It's good, but certainly not as good as some other Mario Tennis titles.
http://www.nintendoworldreport.com/reviewmini/38109/mario-tennis-power-tour
Mario Tennis is Mario Tennis, and who doesn’t love some Mario Tennis? Over the years, I have loved playing my fair share of the N64 and GameCube installments. Not having played GBA’s Mario Tennis: Power Tour before, I went in with high expectations thinking it’d have the same fun-paced gameplay of its siblings that I love so dearly. Needless to say, it more or less disappointed, and in the end, was only mildly good.

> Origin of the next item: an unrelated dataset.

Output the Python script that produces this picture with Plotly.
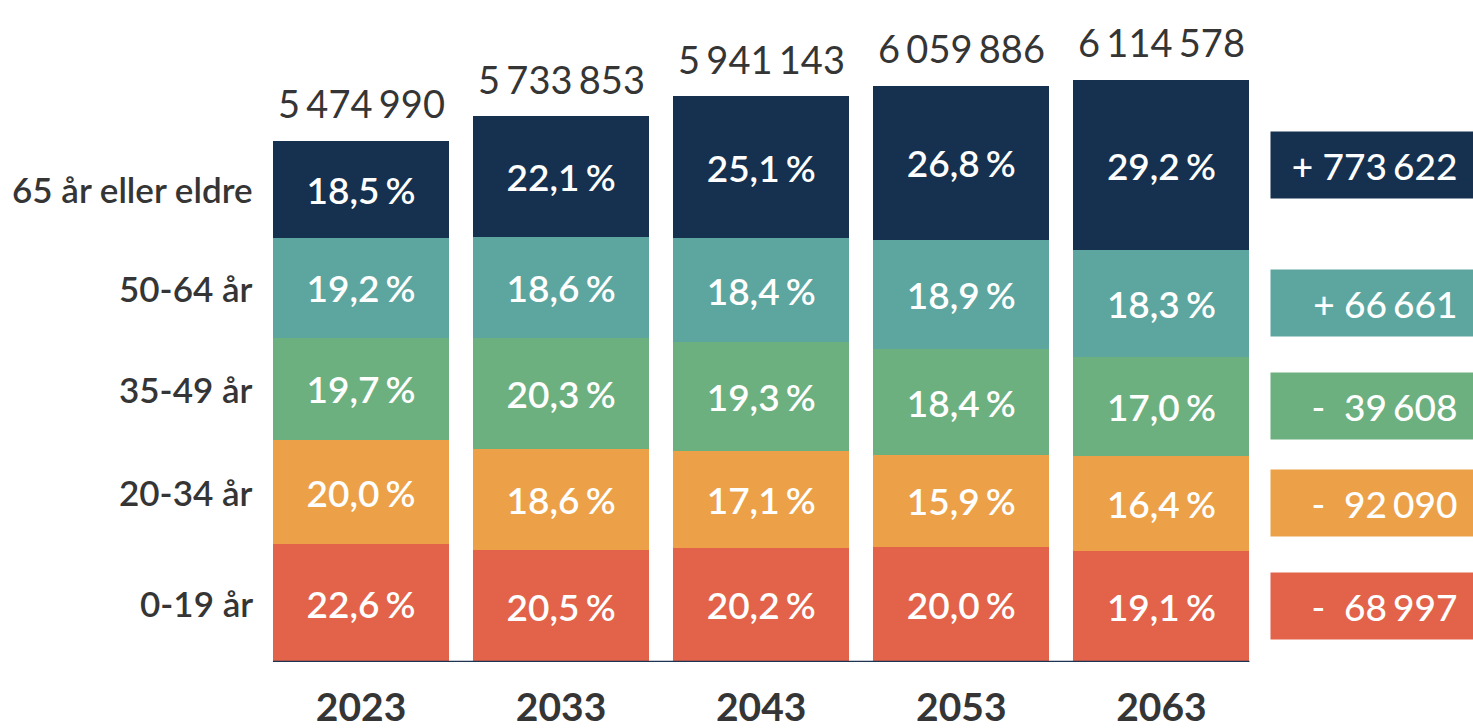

Now, the main schtick of this Mario Tennis game is its RPG-like campaign: the Power Tour. You play as a newcomer to a tennis academy, where you’ll have to move up the ranks to go and win the annual Island Open. While the concept is solid, it never really kept me interested. As I wandered the campus trying to find where to go, conversations that were ultimately pointless kept popping up. Comparable to newer titles, it’s very similar to Mario Golf: World Tour, where the game could have been more up front and faster paced if it had more of a menu-style facade rather than a physical location, like Mario Party. As a whole, there are not a lot of actual things you can do within the academy aside from ranking up in tennis matches and training in a couple areas.
At the same time, the RPG-style has it’s merits in that it gives you experience points from matches and training to level up your character so you can craft them into the type of player you want. The doubles partner that you spend the majority of the Power Tour with gets their own level and attributes, so the strengths and weaknesses can be focused on individually -- which might actually be the best thing that Power Tour does.

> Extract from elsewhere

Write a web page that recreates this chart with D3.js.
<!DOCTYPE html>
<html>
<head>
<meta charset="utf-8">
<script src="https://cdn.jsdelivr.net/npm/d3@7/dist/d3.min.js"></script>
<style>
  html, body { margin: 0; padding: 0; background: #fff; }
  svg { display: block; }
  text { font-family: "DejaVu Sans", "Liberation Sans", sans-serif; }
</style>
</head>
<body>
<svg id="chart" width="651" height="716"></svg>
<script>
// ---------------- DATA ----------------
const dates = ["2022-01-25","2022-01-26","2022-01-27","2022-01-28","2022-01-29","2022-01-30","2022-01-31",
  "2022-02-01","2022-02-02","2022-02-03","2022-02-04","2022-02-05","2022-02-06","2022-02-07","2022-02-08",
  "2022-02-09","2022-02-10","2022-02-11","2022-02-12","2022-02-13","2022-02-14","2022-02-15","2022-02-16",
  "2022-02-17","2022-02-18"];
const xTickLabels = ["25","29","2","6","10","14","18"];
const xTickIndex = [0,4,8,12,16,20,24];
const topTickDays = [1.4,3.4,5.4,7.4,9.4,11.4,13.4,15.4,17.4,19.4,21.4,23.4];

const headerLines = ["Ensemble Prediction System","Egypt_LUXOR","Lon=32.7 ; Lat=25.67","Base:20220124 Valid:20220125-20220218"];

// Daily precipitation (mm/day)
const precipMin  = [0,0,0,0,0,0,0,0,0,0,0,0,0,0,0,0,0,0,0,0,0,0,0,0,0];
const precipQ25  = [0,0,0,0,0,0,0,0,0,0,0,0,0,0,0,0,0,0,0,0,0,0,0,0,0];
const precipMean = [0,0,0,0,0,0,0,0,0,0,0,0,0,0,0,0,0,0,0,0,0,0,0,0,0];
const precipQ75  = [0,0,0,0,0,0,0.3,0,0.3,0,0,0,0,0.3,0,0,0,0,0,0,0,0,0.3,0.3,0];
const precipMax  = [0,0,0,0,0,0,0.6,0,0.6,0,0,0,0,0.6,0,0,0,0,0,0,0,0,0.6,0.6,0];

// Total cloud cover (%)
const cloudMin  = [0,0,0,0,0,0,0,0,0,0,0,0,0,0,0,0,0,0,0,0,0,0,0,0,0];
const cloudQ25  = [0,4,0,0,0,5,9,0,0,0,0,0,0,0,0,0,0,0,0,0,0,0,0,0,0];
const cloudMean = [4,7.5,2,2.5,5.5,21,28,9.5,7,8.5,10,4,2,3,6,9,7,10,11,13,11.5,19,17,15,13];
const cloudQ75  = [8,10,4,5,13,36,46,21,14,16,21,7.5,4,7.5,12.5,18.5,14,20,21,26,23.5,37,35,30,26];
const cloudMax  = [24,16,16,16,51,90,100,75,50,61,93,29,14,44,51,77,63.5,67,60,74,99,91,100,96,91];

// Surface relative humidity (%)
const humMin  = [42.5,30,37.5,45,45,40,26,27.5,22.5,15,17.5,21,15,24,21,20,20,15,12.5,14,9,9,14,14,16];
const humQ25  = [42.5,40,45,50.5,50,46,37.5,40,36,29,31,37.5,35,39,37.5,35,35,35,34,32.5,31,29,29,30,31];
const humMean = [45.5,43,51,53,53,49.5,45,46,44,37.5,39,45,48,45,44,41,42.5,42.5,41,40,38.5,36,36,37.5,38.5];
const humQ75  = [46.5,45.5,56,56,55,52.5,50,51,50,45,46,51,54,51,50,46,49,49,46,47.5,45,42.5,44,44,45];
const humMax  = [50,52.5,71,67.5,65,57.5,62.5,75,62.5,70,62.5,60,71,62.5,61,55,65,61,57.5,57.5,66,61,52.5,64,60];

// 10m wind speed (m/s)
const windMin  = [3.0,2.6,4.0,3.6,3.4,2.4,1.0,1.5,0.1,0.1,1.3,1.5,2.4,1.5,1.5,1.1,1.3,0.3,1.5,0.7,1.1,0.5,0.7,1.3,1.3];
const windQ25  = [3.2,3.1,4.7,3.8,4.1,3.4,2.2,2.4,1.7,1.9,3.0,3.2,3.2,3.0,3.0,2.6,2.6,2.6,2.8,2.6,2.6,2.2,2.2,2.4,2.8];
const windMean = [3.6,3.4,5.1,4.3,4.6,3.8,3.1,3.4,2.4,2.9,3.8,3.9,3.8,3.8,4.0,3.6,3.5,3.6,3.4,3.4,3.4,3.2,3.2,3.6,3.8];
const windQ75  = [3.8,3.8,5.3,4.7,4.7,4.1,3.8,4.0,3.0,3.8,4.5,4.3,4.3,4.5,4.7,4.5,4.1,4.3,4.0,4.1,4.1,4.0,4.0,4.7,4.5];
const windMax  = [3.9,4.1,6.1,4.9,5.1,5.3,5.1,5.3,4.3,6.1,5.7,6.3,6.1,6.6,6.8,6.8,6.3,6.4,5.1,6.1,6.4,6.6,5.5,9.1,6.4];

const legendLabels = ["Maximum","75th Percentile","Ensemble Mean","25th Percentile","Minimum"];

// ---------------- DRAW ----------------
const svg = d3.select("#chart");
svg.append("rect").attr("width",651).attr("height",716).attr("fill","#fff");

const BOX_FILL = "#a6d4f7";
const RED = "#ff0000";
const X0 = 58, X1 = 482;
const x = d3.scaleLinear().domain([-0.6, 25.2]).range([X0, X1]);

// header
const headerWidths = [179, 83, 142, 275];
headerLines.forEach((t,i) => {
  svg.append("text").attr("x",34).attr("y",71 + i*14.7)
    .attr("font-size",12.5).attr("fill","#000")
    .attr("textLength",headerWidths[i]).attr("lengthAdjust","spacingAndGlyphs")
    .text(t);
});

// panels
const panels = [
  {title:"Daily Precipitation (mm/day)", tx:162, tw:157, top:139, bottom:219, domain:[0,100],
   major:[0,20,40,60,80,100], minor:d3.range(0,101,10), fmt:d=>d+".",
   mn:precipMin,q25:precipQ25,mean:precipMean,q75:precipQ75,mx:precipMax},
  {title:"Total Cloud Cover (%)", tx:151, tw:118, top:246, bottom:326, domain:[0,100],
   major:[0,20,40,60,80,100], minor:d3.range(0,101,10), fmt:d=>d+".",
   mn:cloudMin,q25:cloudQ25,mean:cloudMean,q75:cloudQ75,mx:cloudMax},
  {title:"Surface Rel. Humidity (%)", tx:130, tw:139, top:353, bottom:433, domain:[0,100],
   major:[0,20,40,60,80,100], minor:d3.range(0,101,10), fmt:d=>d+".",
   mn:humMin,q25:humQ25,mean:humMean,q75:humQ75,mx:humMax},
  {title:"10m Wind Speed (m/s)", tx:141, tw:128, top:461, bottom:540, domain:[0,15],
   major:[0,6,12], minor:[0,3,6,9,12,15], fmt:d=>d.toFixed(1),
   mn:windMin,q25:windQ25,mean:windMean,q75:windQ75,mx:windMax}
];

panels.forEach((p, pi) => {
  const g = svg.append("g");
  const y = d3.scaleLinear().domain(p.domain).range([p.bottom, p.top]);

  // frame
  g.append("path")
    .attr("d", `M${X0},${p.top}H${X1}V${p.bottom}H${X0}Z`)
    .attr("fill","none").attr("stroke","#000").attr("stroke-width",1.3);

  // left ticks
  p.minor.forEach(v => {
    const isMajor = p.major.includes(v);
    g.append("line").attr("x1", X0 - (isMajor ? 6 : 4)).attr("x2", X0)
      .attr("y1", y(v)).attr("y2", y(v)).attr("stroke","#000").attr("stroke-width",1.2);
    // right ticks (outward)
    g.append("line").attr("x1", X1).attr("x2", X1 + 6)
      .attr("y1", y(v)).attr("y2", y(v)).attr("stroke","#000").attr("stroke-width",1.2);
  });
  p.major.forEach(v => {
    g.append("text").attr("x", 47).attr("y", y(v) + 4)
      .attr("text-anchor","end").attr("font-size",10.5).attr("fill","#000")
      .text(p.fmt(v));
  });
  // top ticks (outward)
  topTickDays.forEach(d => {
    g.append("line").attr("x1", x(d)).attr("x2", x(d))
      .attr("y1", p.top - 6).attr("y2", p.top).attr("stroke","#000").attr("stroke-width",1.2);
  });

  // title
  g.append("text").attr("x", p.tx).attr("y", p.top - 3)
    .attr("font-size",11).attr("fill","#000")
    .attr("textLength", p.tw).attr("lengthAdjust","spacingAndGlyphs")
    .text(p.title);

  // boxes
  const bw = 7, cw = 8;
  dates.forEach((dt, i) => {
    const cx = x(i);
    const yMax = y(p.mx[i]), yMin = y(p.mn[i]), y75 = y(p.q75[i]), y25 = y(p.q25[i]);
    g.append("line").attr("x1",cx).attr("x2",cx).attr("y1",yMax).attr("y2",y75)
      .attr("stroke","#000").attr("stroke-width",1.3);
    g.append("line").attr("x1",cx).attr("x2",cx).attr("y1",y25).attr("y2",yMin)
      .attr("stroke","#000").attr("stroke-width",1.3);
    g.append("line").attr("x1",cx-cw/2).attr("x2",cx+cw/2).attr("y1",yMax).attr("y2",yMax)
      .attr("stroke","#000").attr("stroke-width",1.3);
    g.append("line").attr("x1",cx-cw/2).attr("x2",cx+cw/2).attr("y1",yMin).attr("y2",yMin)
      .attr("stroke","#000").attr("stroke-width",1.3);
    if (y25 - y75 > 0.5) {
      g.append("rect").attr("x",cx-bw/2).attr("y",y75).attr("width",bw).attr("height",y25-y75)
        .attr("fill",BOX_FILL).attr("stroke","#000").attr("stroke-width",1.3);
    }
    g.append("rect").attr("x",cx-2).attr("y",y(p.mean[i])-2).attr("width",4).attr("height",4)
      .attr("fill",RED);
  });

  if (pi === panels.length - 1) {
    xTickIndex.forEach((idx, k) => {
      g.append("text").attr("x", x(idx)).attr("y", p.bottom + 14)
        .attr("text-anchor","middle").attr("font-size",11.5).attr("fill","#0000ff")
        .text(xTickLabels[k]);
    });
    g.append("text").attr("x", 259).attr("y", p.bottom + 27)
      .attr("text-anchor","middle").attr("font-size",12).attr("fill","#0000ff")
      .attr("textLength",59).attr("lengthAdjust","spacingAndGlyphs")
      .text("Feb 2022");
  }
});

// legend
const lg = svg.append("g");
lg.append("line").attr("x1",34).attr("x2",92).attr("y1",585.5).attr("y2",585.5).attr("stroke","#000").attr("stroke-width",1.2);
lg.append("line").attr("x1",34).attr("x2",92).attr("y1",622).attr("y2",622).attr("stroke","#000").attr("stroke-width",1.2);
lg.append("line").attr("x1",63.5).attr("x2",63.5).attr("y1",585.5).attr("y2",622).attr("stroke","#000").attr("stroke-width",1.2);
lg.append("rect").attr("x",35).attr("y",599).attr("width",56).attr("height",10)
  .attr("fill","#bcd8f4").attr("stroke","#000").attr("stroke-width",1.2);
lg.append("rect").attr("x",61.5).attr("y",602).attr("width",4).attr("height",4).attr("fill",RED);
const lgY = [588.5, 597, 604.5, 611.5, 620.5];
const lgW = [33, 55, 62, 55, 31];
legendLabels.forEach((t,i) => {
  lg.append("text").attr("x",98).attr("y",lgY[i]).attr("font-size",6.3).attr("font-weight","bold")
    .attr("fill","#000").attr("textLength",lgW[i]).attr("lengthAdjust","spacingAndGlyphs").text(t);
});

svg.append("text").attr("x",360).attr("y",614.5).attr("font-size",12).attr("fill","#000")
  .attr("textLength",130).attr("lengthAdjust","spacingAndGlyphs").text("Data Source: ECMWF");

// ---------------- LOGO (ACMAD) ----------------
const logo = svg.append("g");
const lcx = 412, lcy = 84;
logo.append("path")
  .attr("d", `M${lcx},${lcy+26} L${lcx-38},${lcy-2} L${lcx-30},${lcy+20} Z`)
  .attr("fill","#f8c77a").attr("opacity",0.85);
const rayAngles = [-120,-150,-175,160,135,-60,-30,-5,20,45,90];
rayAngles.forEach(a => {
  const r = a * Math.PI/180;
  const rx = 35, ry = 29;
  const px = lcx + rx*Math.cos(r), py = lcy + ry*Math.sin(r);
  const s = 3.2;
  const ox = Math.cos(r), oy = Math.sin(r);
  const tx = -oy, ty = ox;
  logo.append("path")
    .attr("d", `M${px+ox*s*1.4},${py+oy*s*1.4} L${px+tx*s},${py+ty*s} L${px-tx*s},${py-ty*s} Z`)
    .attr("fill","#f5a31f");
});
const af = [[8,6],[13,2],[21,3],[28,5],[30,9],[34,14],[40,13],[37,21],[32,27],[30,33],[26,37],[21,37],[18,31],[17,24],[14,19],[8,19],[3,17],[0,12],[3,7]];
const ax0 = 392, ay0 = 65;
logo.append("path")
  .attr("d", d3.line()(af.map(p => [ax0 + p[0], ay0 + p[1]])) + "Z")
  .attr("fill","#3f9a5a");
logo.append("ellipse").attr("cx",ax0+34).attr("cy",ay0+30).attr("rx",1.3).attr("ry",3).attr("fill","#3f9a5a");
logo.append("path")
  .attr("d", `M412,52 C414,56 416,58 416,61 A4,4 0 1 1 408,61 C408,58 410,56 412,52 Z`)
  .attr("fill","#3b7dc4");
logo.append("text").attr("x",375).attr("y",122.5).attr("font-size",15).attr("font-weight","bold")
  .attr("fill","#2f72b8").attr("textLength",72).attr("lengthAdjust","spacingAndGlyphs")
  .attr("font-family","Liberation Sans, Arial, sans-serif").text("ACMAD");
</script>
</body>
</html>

The matches themselves are good, but still present a couple things that are disappointing, the first being switching sides. While I understand side switching is necessary in real tennis matches, I don’t know why Camelot felt like they needed to put players on the far side of the court. Why there was no option to always keep the camera on your team’s side is something I’ll never know. The second issue I had is the doubles partner not performing smartly when the Power Shot was usable. More often than not on offensive Power Shots, they were shot toward an opponent, rather than away to score, which let the opponent easily volley it back. Defensive Power Shots make it capable of saving an out-of-reach shot, but it seemed about 90% of the time the partner’s Power Shot did not even trigger when the opportunity arose, letting the opponents score more easily.
I don’t want to knock too hard on the game as it is indeed still a solid game, but this seems to be one of the weaker titles in the Mario Tennis series. While being a bit more bland than I’d like, the matches were still fun, and the music kept me good company as I meandered the academy and island. The unlockable mini games offered a nice change of pace, and Exhibition mode made up for some of what the Power Tour lacked since it let you pick actual Nintendo characters as well as your own rules and court. In my mind, Mario Tennis: Power Tour is a nice tennis fix for the Wii U, but is only just good, and inferior to the series’ other console titles.